Entries with chart source code
^^^^^^^^^^^^^^^^

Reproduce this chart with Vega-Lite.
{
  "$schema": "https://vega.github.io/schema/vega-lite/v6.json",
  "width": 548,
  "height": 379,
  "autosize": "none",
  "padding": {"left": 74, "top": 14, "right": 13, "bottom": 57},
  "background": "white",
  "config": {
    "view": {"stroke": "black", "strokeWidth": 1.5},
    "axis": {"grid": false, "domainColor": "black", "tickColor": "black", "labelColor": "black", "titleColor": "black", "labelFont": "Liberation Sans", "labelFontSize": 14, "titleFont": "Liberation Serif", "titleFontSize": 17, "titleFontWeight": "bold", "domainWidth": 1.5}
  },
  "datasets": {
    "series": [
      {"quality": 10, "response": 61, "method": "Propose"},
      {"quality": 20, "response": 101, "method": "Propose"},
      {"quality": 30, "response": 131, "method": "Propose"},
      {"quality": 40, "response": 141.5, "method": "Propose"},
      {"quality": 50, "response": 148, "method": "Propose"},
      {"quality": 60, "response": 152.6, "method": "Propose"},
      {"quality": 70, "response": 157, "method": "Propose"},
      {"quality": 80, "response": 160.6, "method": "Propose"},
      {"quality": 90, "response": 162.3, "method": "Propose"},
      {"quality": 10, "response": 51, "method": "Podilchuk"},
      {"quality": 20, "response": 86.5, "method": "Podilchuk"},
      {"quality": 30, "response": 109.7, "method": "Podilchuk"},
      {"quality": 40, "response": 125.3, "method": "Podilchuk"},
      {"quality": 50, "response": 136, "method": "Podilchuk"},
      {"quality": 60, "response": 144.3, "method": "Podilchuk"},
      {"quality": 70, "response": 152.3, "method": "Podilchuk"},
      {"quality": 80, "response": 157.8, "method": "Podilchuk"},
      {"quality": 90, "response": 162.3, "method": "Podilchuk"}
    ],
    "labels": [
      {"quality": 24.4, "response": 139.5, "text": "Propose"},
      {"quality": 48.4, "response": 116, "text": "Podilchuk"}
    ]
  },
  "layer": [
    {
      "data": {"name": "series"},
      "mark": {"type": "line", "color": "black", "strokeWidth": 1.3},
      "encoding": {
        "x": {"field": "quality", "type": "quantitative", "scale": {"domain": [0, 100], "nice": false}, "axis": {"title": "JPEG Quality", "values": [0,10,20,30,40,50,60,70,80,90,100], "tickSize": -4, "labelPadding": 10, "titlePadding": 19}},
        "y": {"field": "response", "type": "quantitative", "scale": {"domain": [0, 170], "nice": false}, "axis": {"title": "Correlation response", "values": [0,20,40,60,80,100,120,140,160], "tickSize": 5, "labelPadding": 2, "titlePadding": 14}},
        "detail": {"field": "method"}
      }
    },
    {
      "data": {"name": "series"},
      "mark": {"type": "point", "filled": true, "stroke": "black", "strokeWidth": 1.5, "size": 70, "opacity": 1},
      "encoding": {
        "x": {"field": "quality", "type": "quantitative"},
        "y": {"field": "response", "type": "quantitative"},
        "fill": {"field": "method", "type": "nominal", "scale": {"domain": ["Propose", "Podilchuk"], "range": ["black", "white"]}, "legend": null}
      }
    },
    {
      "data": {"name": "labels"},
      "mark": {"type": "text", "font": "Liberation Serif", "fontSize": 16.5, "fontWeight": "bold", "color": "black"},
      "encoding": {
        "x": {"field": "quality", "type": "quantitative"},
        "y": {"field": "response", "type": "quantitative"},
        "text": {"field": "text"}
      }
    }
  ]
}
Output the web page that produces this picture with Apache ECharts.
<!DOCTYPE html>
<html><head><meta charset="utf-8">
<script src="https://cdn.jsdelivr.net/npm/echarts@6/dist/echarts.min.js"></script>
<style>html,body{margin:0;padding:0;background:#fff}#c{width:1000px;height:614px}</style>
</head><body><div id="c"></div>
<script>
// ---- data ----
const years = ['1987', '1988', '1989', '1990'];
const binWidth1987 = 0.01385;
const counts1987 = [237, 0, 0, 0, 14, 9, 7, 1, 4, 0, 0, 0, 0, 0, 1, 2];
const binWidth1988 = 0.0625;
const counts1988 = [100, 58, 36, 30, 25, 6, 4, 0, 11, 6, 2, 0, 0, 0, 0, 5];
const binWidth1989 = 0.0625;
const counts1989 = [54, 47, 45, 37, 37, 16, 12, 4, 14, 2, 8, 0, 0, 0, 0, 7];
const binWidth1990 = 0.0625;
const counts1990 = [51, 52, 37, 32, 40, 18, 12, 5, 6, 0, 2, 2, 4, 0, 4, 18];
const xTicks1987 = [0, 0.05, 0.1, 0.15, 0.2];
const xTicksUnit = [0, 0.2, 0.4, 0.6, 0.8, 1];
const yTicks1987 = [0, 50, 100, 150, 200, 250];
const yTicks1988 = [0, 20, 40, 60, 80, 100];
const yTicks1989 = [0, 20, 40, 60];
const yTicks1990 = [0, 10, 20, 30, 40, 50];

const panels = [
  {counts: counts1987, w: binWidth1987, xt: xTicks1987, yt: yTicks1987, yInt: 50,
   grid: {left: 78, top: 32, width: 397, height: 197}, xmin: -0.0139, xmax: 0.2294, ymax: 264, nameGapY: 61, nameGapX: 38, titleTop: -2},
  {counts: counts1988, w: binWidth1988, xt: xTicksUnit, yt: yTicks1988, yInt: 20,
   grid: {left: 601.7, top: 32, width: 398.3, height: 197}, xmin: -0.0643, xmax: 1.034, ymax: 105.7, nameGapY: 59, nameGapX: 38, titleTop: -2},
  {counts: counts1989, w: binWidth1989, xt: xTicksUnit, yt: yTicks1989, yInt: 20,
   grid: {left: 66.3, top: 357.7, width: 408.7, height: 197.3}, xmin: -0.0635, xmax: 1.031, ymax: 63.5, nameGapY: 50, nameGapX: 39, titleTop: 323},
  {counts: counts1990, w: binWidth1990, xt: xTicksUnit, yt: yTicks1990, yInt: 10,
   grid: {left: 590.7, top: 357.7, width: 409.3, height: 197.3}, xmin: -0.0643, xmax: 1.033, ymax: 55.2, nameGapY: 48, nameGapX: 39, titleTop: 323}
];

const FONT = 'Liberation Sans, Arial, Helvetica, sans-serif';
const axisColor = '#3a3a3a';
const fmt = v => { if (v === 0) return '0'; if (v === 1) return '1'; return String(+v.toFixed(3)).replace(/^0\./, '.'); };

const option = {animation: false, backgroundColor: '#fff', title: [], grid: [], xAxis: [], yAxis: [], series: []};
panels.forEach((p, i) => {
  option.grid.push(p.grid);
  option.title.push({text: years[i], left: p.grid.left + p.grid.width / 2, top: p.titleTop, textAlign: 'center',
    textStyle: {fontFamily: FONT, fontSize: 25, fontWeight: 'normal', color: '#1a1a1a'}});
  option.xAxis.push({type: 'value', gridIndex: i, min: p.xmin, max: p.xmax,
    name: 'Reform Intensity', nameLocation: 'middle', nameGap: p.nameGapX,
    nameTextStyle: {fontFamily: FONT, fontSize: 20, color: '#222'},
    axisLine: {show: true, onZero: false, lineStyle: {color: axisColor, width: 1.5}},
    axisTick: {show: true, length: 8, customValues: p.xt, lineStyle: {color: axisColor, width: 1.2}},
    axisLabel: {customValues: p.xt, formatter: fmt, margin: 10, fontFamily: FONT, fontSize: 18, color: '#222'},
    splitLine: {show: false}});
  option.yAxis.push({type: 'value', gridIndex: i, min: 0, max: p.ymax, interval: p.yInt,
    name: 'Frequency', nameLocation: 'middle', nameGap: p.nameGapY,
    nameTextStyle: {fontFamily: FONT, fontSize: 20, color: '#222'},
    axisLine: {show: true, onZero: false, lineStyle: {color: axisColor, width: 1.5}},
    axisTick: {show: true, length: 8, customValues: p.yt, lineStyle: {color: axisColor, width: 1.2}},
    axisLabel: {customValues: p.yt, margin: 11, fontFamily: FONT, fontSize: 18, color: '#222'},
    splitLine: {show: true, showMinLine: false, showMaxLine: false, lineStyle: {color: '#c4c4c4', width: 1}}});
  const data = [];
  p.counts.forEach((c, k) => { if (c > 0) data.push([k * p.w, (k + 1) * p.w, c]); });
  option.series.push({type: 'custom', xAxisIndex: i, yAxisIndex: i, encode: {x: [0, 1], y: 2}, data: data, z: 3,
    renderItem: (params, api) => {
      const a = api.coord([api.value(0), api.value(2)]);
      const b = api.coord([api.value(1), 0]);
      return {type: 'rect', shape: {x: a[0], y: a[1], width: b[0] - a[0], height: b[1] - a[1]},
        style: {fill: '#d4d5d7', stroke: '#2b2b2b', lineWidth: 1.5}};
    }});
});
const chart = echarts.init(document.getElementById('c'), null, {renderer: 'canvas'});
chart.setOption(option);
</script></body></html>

^^^^^^^^^^^^^^^^

* **WHAT IS EXPECTED**: How many lines in the listing above contain "this"? Answer with the number alone.

* **WRITTEN RESPONSE**: 2